EXERCISE PROMPT – Print word for word the first line of the listing below and every line after it, through the line with "-37, -12, -80]". Leave out the pictures and the rest.

_____

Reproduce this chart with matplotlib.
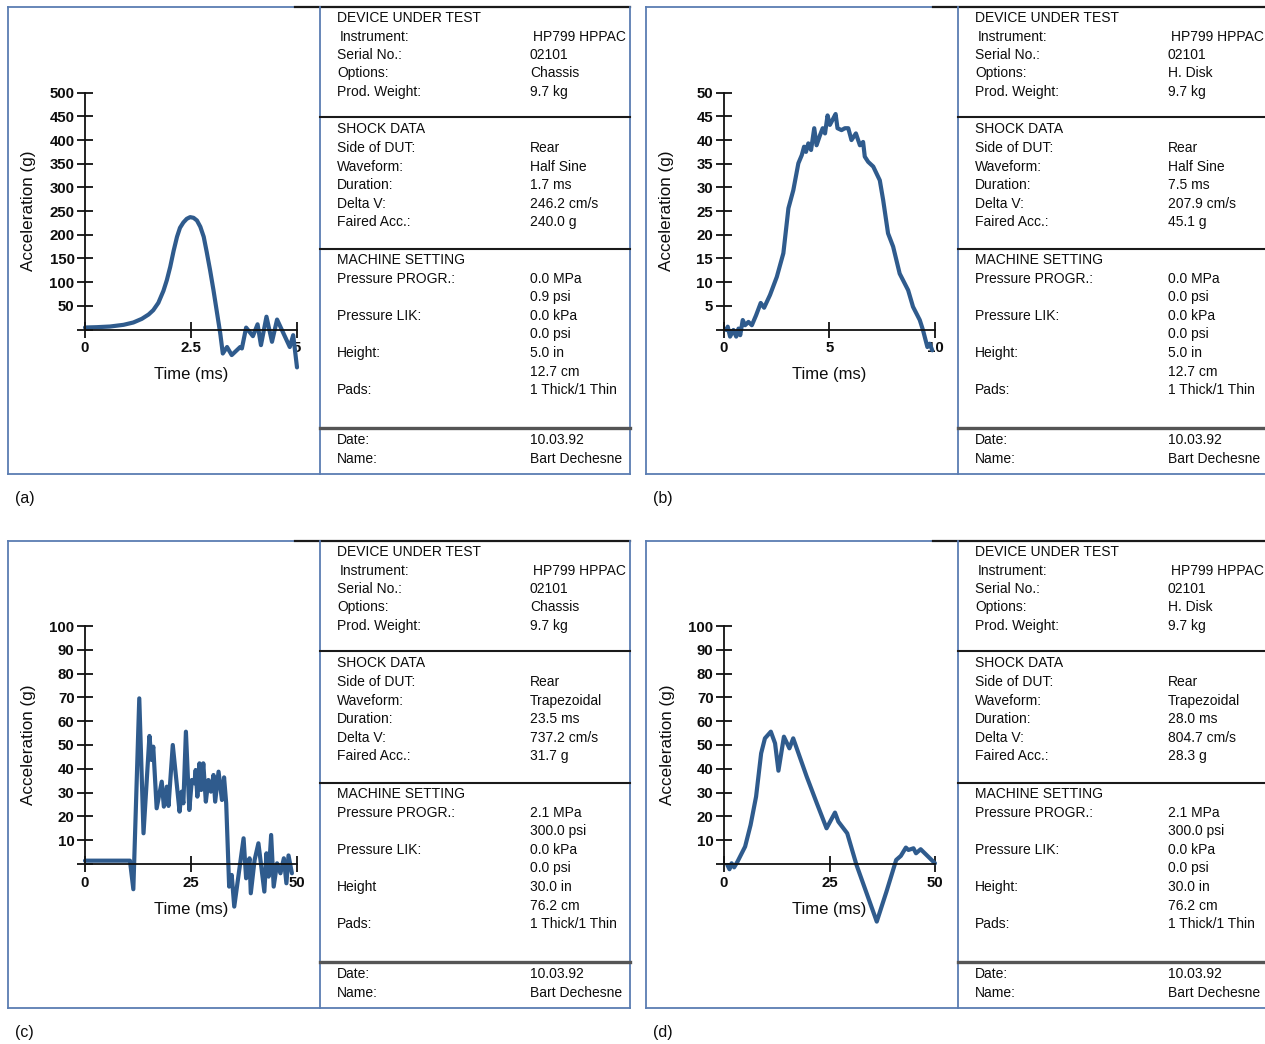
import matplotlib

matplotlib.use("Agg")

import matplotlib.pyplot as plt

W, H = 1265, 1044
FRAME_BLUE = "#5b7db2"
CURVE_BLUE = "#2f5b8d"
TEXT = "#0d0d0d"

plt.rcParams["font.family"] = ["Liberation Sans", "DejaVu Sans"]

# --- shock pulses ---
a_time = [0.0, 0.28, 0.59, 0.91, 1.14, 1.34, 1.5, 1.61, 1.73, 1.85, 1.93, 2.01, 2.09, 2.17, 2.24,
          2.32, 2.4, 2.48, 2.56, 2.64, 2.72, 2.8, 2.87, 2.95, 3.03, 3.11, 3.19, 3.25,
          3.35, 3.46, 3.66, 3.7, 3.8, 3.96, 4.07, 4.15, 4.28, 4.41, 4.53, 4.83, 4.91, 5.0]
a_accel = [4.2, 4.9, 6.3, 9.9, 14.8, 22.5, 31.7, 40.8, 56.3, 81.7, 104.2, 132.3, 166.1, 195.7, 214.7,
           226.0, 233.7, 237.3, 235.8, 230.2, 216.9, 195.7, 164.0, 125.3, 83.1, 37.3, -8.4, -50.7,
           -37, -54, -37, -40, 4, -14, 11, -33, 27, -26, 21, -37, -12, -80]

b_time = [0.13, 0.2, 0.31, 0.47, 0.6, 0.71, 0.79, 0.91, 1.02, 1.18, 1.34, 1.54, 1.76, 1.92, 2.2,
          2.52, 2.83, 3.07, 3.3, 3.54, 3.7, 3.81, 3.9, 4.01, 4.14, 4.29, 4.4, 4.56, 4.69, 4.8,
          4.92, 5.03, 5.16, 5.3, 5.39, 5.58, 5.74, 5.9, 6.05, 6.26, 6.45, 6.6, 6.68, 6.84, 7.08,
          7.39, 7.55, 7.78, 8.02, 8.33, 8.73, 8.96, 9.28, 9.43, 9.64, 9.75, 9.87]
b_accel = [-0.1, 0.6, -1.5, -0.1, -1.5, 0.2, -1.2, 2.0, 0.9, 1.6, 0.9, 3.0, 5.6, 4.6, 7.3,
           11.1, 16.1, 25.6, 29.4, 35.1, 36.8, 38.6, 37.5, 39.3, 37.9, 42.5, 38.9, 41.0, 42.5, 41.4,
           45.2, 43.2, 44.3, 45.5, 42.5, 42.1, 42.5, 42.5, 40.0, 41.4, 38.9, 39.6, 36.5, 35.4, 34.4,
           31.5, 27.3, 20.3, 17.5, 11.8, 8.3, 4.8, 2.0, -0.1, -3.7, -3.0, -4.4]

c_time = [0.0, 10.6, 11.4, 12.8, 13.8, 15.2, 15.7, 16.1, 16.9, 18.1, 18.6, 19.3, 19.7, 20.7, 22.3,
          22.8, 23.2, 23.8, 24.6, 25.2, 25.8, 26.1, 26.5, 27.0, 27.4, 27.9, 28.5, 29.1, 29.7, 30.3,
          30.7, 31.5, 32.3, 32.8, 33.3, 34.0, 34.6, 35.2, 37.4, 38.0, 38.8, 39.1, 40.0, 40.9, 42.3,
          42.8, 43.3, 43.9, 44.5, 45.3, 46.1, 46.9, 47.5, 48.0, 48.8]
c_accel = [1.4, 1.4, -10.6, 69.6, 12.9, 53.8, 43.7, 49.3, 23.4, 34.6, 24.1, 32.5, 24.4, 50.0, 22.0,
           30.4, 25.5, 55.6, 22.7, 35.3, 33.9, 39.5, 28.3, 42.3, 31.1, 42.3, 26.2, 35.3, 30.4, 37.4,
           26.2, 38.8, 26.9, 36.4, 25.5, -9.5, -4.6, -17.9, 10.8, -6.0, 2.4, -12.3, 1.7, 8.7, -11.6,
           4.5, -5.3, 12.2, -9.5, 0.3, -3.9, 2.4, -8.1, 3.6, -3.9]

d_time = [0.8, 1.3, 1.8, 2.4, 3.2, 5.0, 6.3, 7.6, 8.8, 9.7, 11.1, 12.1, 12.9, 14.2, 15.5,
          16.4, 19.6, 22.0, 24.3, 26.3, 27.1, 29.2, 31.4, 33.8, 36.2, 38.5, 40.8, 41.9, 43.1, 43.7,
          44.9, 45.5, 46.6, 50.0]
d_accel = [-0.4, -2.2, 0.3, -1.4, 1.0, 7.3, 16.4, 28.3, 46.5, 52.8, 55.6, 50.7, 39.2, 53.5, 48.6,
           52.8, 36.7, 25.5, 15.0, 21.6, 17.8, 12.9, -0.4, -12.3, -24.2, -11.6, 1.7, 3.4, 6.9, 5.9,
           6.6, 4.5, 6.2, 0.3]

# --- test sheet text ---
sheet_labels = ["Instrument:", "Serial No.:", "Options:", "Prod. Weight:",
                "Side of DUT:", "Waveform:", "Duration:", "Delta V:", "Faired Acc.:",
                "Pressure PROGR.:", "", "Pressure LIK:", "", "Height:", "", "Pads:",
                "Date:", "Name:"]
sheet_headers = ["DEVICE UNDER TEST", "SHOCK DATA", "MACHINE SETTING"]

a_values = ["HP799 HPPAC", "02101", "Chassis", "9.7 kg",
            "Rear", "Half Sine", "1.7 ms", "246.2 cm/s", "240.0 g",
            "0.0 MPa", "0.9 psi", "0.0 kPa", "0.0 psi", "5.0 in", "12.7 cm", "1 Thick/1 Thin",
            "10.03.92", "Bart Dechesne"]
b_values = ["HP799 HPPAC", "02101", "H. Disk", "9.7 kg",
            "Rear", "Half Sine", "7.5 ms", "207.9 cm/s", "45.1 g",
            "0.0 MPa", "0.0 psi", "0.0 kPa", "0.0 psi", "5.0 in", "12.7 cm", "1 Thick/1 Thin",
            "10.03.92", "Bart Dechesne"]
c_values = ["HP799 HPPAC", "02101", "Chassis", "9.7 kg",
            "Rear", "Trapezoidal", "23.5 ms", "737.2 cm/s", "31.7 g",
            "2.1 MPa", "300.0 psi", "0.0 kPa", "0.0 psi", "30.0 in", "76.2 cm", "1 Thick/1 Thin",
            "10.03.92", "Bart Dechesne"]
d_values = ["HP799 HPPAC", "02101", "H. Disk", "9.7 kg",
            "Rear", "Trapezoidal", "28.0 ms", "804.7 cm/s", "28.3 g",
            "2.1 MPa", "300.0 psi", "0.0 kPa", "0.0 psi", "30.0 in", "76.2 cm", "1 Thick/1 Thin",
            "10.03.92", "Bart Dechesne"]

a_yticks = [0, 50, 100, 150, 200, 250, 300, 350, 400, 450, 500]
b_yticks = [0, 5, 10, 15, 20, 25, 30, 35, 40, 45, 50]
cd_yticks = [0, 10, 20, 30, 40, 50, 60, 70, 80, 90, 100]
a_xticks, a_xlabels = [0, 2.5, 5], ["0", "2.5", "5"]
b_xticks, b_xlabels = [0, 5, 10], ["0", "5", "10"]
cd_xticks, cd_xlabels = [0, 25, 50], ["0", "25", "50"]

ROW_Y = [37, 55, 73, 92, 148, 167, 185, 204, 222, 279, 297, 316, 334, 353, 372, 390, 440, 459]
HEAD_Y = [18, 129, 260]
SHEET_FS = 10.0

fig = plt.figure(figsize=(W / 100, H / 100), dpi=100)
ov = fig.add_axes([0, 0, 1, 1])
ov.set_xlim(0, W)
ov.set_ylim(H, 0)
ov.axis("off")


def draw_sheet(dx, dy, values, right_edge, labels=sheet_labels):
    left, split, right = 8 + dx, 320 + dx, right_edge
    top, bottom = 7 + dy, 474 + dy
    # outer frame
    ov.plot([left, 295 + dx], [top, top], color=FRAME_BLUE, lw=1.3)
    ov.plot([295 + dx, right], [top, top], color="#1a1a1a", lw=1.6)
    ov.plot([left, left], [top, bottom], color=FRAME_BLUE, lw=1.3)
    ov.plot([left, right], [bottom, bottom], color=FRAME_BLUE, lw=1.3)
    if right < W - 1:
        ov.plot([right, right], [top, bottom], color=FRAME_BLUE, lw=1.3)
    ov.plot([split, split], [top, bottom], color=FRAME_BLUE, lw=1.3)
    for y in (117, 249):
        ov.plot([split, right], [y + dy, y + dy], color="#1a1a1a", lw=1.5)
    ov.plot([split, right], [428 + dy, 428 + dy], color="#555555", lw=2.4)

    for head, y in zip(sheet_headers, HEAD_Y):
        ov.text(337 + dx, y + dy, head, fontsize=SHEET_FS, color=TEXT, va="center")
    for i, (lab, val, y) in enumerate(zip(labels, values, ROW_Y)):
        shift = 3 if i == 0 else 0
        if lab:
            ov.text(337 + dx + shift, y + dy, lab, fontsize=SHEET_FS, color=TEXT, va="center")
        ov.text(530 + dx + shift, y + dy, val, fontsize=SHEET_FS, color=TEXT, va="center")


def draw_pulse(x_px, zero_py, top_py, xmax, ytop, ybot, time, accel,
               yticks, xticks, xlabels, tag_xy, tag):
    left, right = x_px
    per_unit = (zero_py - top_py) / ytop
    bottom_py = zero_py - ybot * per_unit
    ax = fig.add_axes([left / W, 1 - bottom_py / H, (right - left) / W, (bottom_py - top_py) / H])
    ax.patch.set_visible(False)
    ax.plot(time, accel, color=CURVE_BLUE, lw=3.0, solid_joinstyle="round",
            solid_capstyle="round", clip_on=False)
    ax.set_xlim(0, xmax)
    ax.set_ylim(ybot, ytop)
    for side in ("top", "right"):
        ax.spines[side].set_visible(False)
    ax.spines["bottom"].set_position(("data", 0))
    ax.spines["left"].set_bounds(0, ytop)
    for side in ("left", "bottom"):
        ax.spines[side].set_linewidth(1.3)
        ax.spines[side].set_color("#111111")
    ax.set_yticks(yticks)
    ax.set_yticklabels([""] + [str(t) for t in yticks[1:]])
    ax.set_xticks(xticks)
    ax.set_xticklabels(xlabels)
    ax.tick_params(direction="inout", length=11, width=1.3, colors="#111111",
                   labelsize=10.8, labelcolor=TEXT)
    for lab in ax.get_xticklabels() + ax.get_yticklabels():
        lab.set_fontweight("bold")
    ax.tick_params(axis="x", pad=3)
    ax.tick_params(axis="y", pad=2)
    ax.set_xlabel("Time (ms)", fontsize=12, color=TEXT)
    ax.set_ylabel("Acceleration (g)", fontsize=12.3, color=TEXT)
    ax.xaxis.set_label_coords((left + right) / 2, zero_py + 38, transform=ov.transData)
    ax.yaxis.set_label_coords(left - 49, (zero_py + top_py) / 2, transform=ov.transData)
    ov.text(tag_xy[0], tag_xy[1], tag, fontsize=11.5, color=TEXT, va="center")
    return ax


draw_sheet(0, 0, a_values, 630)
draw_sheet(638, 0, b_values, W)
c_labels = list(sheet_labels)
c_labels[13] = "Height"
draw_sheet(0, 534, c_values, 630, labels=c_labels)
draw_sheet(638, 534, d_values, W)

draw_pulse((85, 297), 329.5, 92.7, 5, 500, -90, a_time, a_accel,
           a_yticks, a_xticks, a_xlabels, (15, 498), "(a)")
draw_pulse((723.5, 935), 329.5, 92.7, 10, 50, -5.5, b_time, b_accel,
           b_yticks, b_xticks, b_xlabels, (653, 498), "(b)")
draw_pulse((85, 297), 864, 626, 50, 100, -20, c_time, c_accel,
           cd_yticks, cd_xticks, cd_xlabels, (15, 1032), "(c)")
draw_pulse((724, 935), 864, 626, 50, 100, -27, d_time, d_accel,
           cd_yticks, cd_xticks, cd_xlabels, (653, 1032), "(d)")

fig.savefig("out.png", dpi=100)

_____

FULL OUTPUT –
Reproduce this chart with matplotlib.
import matplotlib

matplotlib.use("Agg")

import matplotlib.pyplot as plt

W, H = 1265, 1044
FRAME_BLUE = "#5b7db2"
CURVE_BLUE = "#2f5b8d"
TEXT = "#0d0d0d"

plt.rcParams["font.family"] = ["Liberation Sans", "DejaVu Sans"]

# --- shock pulses ---
a_time = [0.0, 0.28, 0.59, 0.91, 1.14, 1.34, 1.5, 1.61, 1.73, 1.85, 1.93, 2.01, 2.09, 2.17, 2.24,
          2.32, 2.4, 2.48, 2.56, 2.64, 2.72, 2.8, 2.87, 2.95, 3.03, 3.11, 3.19, 3.25,
          3.35, 3.46, 3.66, 3.7, 3.8, 3.96, 4.07, 4.15, 4.28, 4.41, 4.53, 4.83, 4.91, 5.0]
a_accel = [4.2, 4.9, 6.3, 9.9, 14.8, 22.5, 31.7, 40.8, 56.3, 81.7, 104.2, 132.3, 166.1, 195.7, 214.7,
           226.0, 233.7, 237.3, 235.8, 230.2, 216.9, 195.7, 164.0, 125.3, 83.1, 37.3, -8.4, -50.7,
           -37, -54, -37, -40, 4, -14, 11, -33, 27, -26, 21, -37, -12, -80]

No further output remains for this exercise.